NOMAD -- Navigating Optimal Model Application to Datastreams
Ashwin Gerard Colaco, Sharad Mehrotra, Michael J De Lucia, Kevin Hamlen, Murat Kantarcioglu, Latifur Khan, Ananthram Swami, Bhavani Thuraisingham
TL;DR
NOMAD tackles real-time multiclass classification during data ingestion by dynamically constructing model chains that balance cost and accuracy. It uses a utility-based greedy policy, belief updates, and a formal chain-safety framework to guarantee $\epsilon$-comparable quality to a high-quality role model, even under distribution drift. The approach supports heterogeneous pretrained models, dependent model structures, and batched inference, delivering 2–6× speedups across eight datasets with substantial throughput gains and robust performance under drift, while incurring minimal overhead. Its adaptive priors via ARIMA and Page-Hinkley enable responsive behavior in non-stationary streams, making NOMAD practical for CPU-only deployments in edge and enterprise environments.
Abstract
NOMAD (Navigating Optimal Model Application for Datastreams) is an intelligent framework for data enrichment during ingestion that optimizes realtime multiclass classification by dynamically constructing model chains, i.e ,sequences of machine learning models with varying cost-quality tradeoffs, selected via a utilitybased criterion. Inspired by predicate ordering techniques from database query processing, NOMAD leverages cheaper models as initial filters, proceeding to more expensive models only when necessary, while guaranteeing classification quality remains comparable to a designated role model through a formal chain safety mechanism.
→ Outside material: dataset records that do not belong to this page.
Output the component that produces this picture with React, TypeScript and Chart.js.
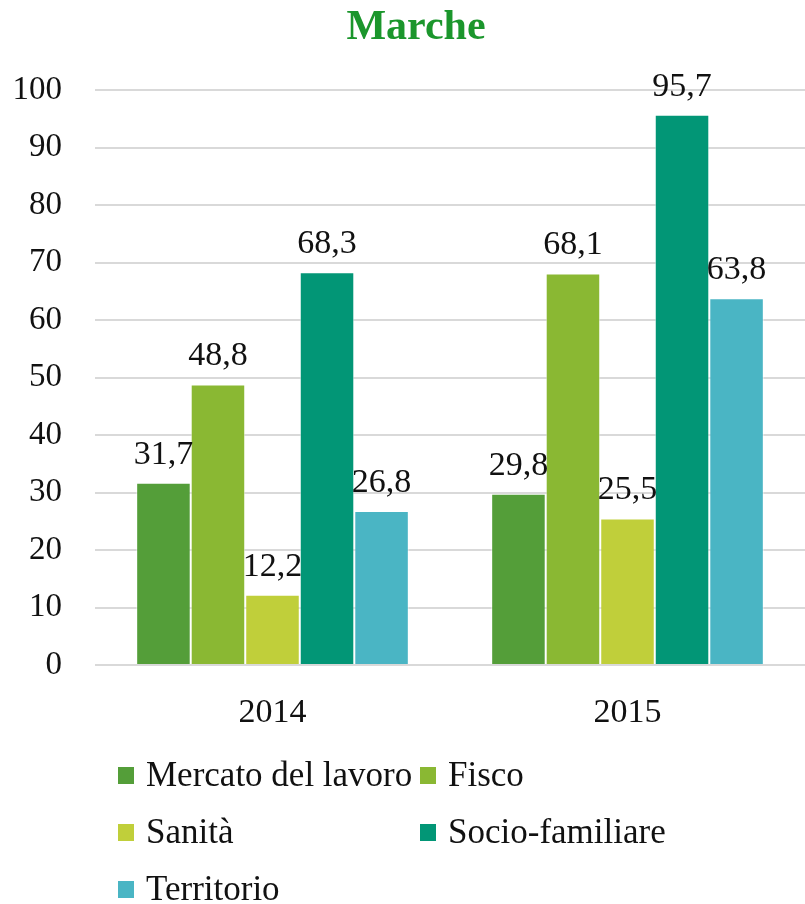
import React, { useEffect, useRef } from "react";
import { Chart, registerables } from "chart.js";

Chart.register(...registerables);

const titleText = "Marche";
const categories = ["2014", "2015"];
const seriesNames = ["Mercato del lavoro", "Fisco", "Sanità", "Socio-familiare", "Territorio"];
const mercato = [31.7, 29.8];
const fisco = [48.8, 68.1];
const sanita = [12.2, 25.5];
const socio = [68.3, 95.7];
const territorio = [26.8, 63.8];
const seriesColors = ["#549E39", "#8AB833", "#C0CF3A", "#029676", "#4AB5C4"];
const yMin = 0;
const yMax = 100;
const yStep = 10;

const FONT = "'Liberation Serif', 'DejaVu Serif', serif";

const fmt = (v: number) => v.toFixed(1).replace(".", ",");

const titlePlugin = {
  id: "customTitle",
  afterDraw(chart: any) {
    const ctx = chart.ctx;
    ctx.save();
    ctx.font = `bold 42px ${FONT}`;
    ctx.fillStyle = "#1B962C";
    ctx.textAlign = "center";
    ctx.textBaseline = "alphabetic";
    ctx.fillText(titleText, 416, 39);
    ctx.restore();
  },
};

const dataLabelPlugin = {
  id: "dataLabels",
  afterDatasetsDraw(chart: any) {
    const ctx = chart.ctx;
    ctx.save();
    ctx.font = `34px ${FONT}`;
    ctx.fillStyle = "#111";
    ctx.textAlign = "center";
    ctx.textBaseline = "alphabetic";
    chart.data.datasets.forEach((ds: any, i: number) => {
      const meta = chart.getDatasetMeta(i);
      meta.data.forEach((bar: any, j: number) => {
        ctx.fillText(fmt(ds.data[j]), bar.x, bar.y - 19);
      });
    });
    ctx.restore();
  },
};

const gridLegendPlugin = {
  id: "gridLegend",
  afterDraw(chart: any) {
    const ctx = chart.ctx;
    const area = chart.chartArea;
    ctx.save();
    ctx.font = `35px ${FONT}`;
    ctx.textBaseline = "alphabetic";
    ctx.textAlign = "left";
    const colX = [118, 420];
    const rowY0 = area.bottom + 110;
    const rowH = 57;
    chart.data.datasets.forEach((ds: any, i: number) => {
      const col = i % 2;
      const row = Math.floor(i / 2);
      const x = colX[col];
      const y = rowY0 + row * rowH;
      ctx.fillStyle = ds.backgroundColor;
      ctx.fillRect(x, y - 8, 16, 17);
      ctx.fillStyle = "#111";
      ctx.fillText(ds.label, x + 28, y + 11);
    });
    ctx.restore();
  },
};

export default function App() {
  const ref = useRef<HTMLCanvasElement>(null);
  useEffect(() => {
    document.body.style.margin = "0";
    const seriesValues = [mercato, fisco, sanita, socio, territorio];
    const chart = new Chart(ref.current!, {
      type: "bar",
      data: {
        labels: categories,
        datasets: seriesNames.map((name, i) => ({
          label: name,
          data: seriesValues[i],
          backgroundColor: seriesColors[i],
          borderColor: "rgba(255,255,255,0.55)",
          borderWidth: 1,
        })),
      },
      options: {
        responsive: false,
        animation: false,
        layout: { padding: { top: 90, bottom: 159, left: 0, right: -6 } },
        plugins: {
          legend: { display: false },
          tooltip: { enabled: false },
          title: { display: false },
        },
        datasets: {
          bar: { barPercentage: 1, categoryPercentage: 0.768 },
        },
        scales: {
          x: {
            grid: { display: false },
            border: { display: false },
            ticks: {
              color: "#111",
              font: { family: FONT, size: 34 },
              padding: 20,
            },
            afterFit: (s: any) => {
              s.height = 80;
            },
          },
          y: {
            min: yMin,
            max: yMax,
            grid: { color: "#D9D9D9", lineWidth: 2, drawTicks: false },
            border: { display: false },
            ticks: {
              stepSize: yStep,
              color: "#111",
              font: { family: FONT, size: 33 },
              padding: 33,
            },
            afterFit: (s: any) => {
              s.width = 95;
            },
          },
        },
      },
      plugins: [titlePlugin, dataLabelPlugin, gridLegendPlugin],
    });
    return () => chart.destroy();
  }, []);
  return <canvas ref={ref} width={805} height={904} />;
}
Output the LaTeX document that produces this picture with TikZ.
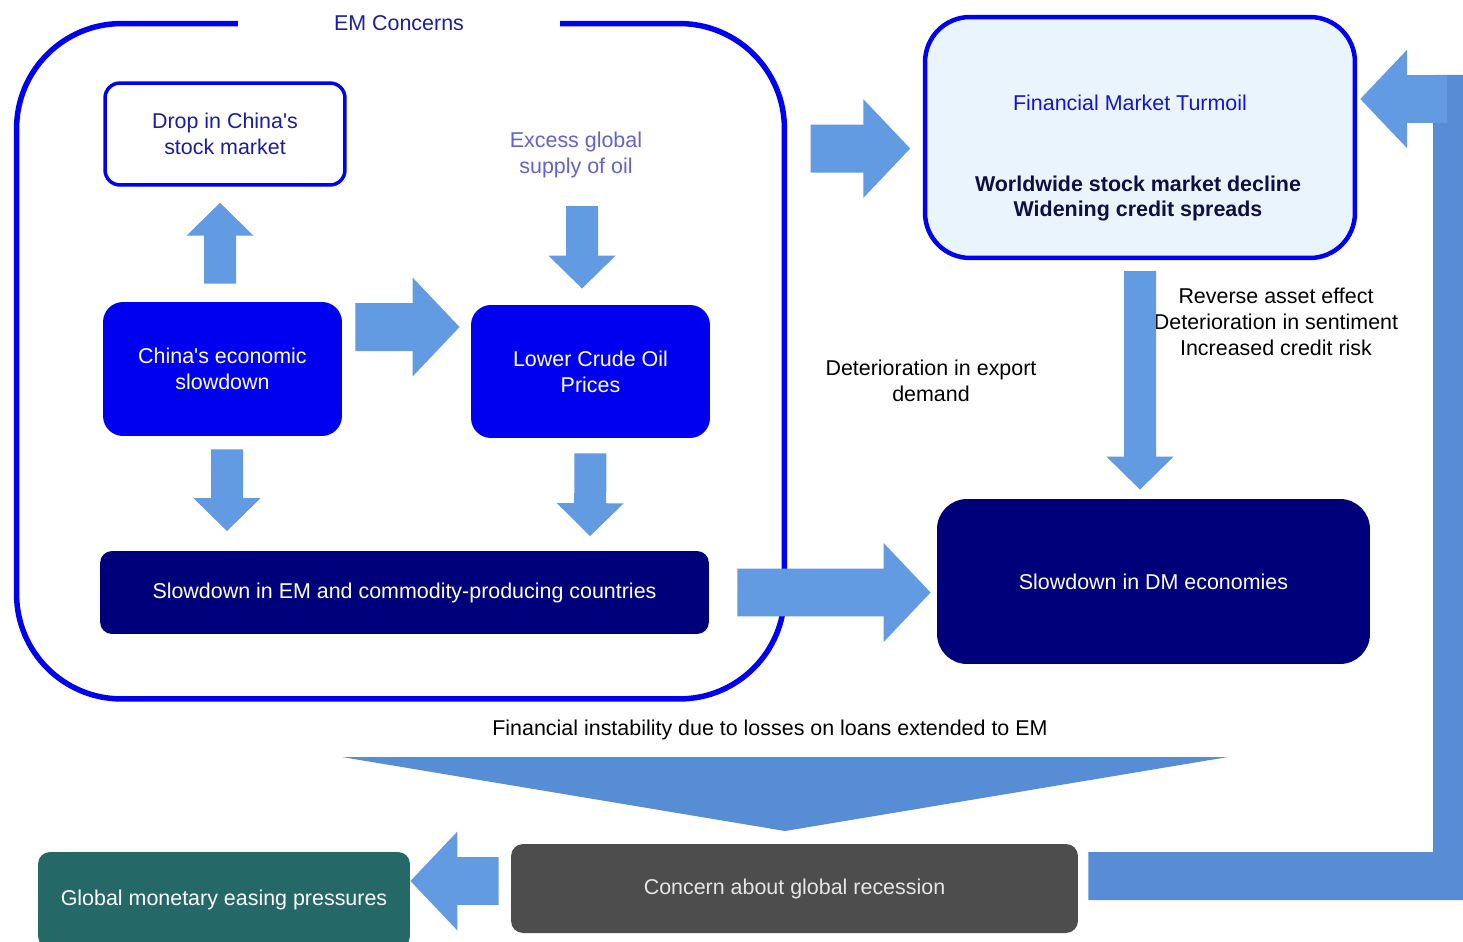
\documentclass[tikz,border=0pt]{standalone}
\usepackage{fontspec}
\setmainfont{Liberation Sans}
\usetikzlibrary{arrows.meta}
\newcommand{\apos}{\textquotesingle{}}
\definecolor{EMblue}{RGB}{0,0,245}
\definecolor{BoxBlue}{RGB}{0,0,240}
\definecolor{DMnavy}{RGB}{0,0,122}
\definecolor{ArrowC}{RGB}{98,155,225}
\definecolor{BandC}{RGB}{86,141,213}
\definecolor{TurmoilFill}{RGB}{233,244,253}
\definecolor{RecGray}{RGB}{77,77,77}
\definecolor{EaseTeal}{RGB}{36,104,104}
\definecolor{LabelBlue}{RGB}{28,28,165}
\definecolor{TitleBlue}{RGB}{20,20,215}
\definecolor{OilText}{RGB}{98,98,210}
\definecolor{BodyNavy}{RGB}{15,15,70}
\tikzset{
  base/.style={font=\fontsize{12.2}{14.7}\selectfont,align=center,inner sep=0pt},
  boldtext/.style={base,font=\fontsize{12.2}{14.7}\selectfont\bfseries},
  note/.style={base,text=black},
  emframe/.style={draw=EMblue,line width=0.11cm,rounded corners=2.1cm},
  outline/.style={base,draw=EMblue,line width=0.07cm,fill=white,
                  rounded corners=0.3cm,text=LabelBlue},
  bluebox/.style={base,fill=BoxBlue,text=white,rounded corners=0.4cm},
  navybox/.style={base,fill=DMnavy,text=white},
  turmoil/.style={draw=EMblue,line width=0.09cm,fill=TurmoilFill,rounded corners=0.9cm},
  arr/.style={ArrowC,line width=0.64cm,-{Triangle[length=0.66cm,width=1.3cm]}},
  bigarr/.style={ArrowC,line width=0.96cm,-{Triangle[length=0.94cm,width=1.92cm]}},
}
\begin{document}
\begin{tikzpicture}[x=0.02cm,y=-0.02cm]
  \path[use as bounding box,fill=white] (0,0) rectangle (1463,942);

  % EM concerns frame
  \node[emframe,minimum width=15.36cm,minimum height=13.51cm] (em) at (400.5,361.25) {};
  \node[base,fill=white,text=LabelBlue,minimum width=6.44cm,minimum height=0.5cm]
    (emlabel) at (399,23) {EM Concerns};

  \node[outline,minimum width=4.8cm,minimum height=2.04cm] (drop) at (225,134)
    {Drop in China\apos s\\stock market};
  \node[note,text=OilText] (excess) at (576,155) {Excess global\\supply of oil};
  \node[bluebox,minimum width=4.78cm,minimum height=2.68cm] (cslow) at (222.5,369)
    {China\apos s economic\\slowdown};
  \node[bluebox,minimum width=4.78cm,minimum height=2.66cm] (oil) at (590.5,371.5)
    {Lower Crude Oil\\Prices};
  \node[navybox,rounded corners=0.24cm,minimum width=12.18cm,minimum height=1.66cm]
    (emslow) at (404.5,592.5) {Slowdown in EM and commodity-producing countries};

  % financial markets
  \node[turmoil,minimum width=8.6cm,minimum height=4.82cm] (fmt) at (1140,137.5) {};
  \node[base,text=TitleBlue] (fmttitle) at (1130,103) {Financial Market Turmoil};
  \node[boldtext,text=BodyNavy] (fmtbody) at (1138,198.5)
    {Worldwide stock market decline\\Widening credit spreads};

  \node[navybox,rounded corners=0.6cm,minimum width=8.66cm,minimum height=3.3cm]
    (dmslow) at (1153.5,581.5) {Slowdown in DM economies};
  \node[note] (channels) at (1276,322)
    {Reverse asset effect\\Deterioration in sentiment\\Increased credit risk};
  \node[note] (export) at (931,380.5) {Deterioration in export\\demand};
  \node[note] (instab) at (770,730)
    {Financial instability due to losses on loans extended to EM};

  \node[base,fill=RecGray,text=white!90!black,rounded corners=0.24cm,
        minimum width=11.34cm,minimum height=1.78cm] (recess) at (794.5,888.5)
    {Concern about global recession};
  \node[base,fill=EaseTeal,text=white,rounded corners=0.24cm,
        minimum width=7.44cm,minimum height=1.92cm] (ease) at (224,900)
    {Global monetary easing pressures};

  % arrows inside the frame
  \draw[arr,shorten <=0.36cm,shorten >=0.32cm]
    ([xshift=-0.05cm]cslow.north) -- ([xshift=-0.1cm]drop.south);
  \draw[bigarr,shorten <=0.26cm,shorten >=0.22cm]
    ([yshift=0.84cm]cslow.east) -- ([yshift=0.89cm]oil.west);
  \draw[arr,shorten <=0.56cm,shorten >=0.32cm]
    ([xshift=0.12cm]excess.south) -- ([xshift=-0.17cm]oil.north);
  \draw[arr,shorten <=0.26cm,shorten >=0.39cm]
    ([xshift=0.09cm]cslow.south) -- ([xshift=-3.55cm]emslow.north);
  \draw[arr,shorten <=0.3cm,shorten >=0.29cm]
    (oil.south) -- ([xshift=3.71cm]emslow.north);

  % arrows between blocks
  \draw[bigarr,shorten <=0.56cm,shorten >=0.12cm]
    (emslow.east) -- ([yshift=-0.22cm]dmslow.west);
  \draw[bigarr,shorten <=0.47cm,shorten >=0.25cm]
    ([yshift=4.255cm]em.east) -- ([yshift=-0.22cm]fmt.west);
  \draw[arr,shorten <=0.22cm,shorten >=0.18cm]
    (fmt.south) -- ([xshift=-0.27cm]dmslow.north);
  \fill[BandC] (342,757) -- (1228,757) -- (785,831) -- cycle;
  \draw[bigarr,shorten <=0.24cm]
    ([yshift=0.15cm]recess.west) -- ([yshift=0.38cm]ease.east);

  % feedback loop
  \coordinate (looptop) at (1457,75);
  \coordinate (loopend) at (1447,99);
  \draw[BandC,line width=0.96cm,shorten <=0.2cm]
    ([yshift=0.25cm]recess.east) -- (1457,876) -- (looptop);
  \draw[bigarr,shorten >=0.06cm] (loopend) -- ([yshift=0.77cm]fmt.east);
\end{tikzpicture}
\end{document}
It employs a dynamic belief update strategy to adapt model selection based on per event predictions and shifting data distributions, and extends to scenarios with dependent models such as earlyexit DNNs and stacking ensembles. Evaluation across multiple datasets demonstrates that NOMAD achieves significant computational savings compared to static and naive approaches while maintaining classification quality comparable to that achieved by the most accurate (and often the most expensive) model.